Nowhere is more appropriate to celebrate this anxious film than in Los Angeles, where classism and scams run prevalent throughout the city. How devastating and deliciously ironic it is that the Golden Globes afterparties all throughout Beverly Hills were rampant with film and TV executives and A-listers galavanting and clinking glasses then stumbling back into their celebrity convoys, leaving behind the entrails of their splendor for hotel workers and third-party cleaning services. I have always wondered who is piecing together then hand-washing the red carpets after events.

But Hollywood’s antics are just a spasm in the larger Los Angeles picture. Even after the industry hibernates from months of fanfare, the wealth that flows into our city is burgeoning on the backbreaking work of those who sustain themselves on barely livable wages. 

The Korean American Perspective

I used to look forward to L.A. Weekly’s People issues for their coverage of Angelenos who want to invigorate their city. I remember reading about Sara Hernandez in 2015; at the time she was Councilmember José Huizar’s downtown director. Though my copy of this exact L.A. Weekly issue is yellowing and tattered, I still remember her quote about class difference splashing from her page. “Everyone’s a liberal progressive, but no one’s going south of the 10 or east of La Brea,” she said in her interview. “The most depressing day you could have is to teach all day in Watts and then go to a dinner party in Santa Monica.” The switch-up is second-nature to many of us Angelenos, whether it be in our lines of work or the detour we take through Skid Row to get to a new industrial-themed restaurant in the Arts District.

Hernandez’s quote speaks to my M.O. as a writer in Los Angeles, just as how Bong’s offbeat look into classism strikes an uncanny resemblance to our city. The on-and-off switch in our sympathy allows our comfortable residents to be moved by a film like Parasite but then tweet something like this (though in her defense, Chrissy Teigen has been quick to check her privilege). The switch is in our public officials too, who reside in wealthy districts like West Los Angeles or Hancock Park but then step into the areas of our unhoused residents during the holidays for photo opportunities. These are the same people who were scrutinized for wooing a giant tech corporation that also has a history of mistreating their warehouse workers. How are we to keep laughing at and celebrating Parasite on our turf when we can barely get a grip on our problems?

We don’t need a translation to understand how we are driving a wedge between groups of varying socioeconomic backgrounds; we just need a really good mirror, like Parasite. Our responsibility, then, is to hold accountable those who are complicit in perpetuating class conflict in our respective cities.

The recognition that ‘Parasite’ and Bong are receiving feels so much like a personal joy, as someone whose first language was Korean. 

I first saw Parasite on October 2nd at Landmark Theatres, which was followed by a Q&A session with Bong. I was delighted by his wryness, translated by Choi for a predominantly English-speaking, West L.A.-based audience.
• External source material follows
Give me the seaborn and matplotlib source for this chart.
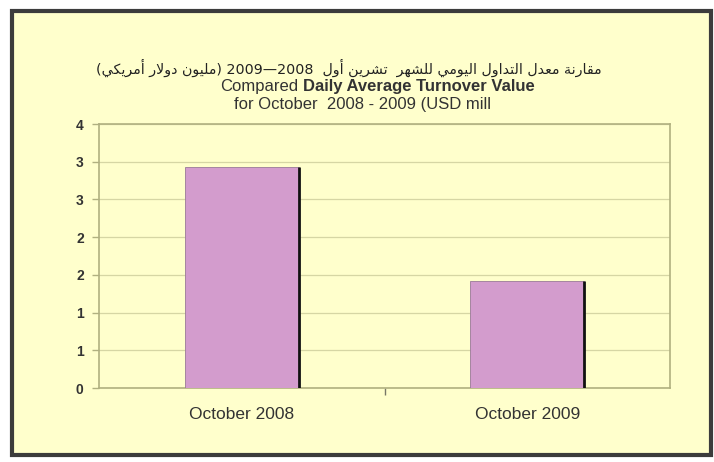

After the screening, one audience member brazenly stood up not to ask a question, but rather to give his long-winded interpretation of the scholar’s rock in the film and then seek Bong’s affirmation of his analysis. 

As he waited eagerly, Bong began to speak in Korean about the oddness of the rock as a symbol, mentioning the possibility of it not meaning anything at all, negated by main character Ki-woo when he literally calls the rock metaphorical in the film. I roared at this while the guy waited for Choi’s translation. That’s when I realized how fun it is to be laughing while non-Korean speakers are waiting for their access through Choi’s translations.

That night, I made sure to laugh harder at the rest of Bong’s witty responses while the audience waited breathlessly for the words they know. I don’t take for granted this pleasure of getting something first.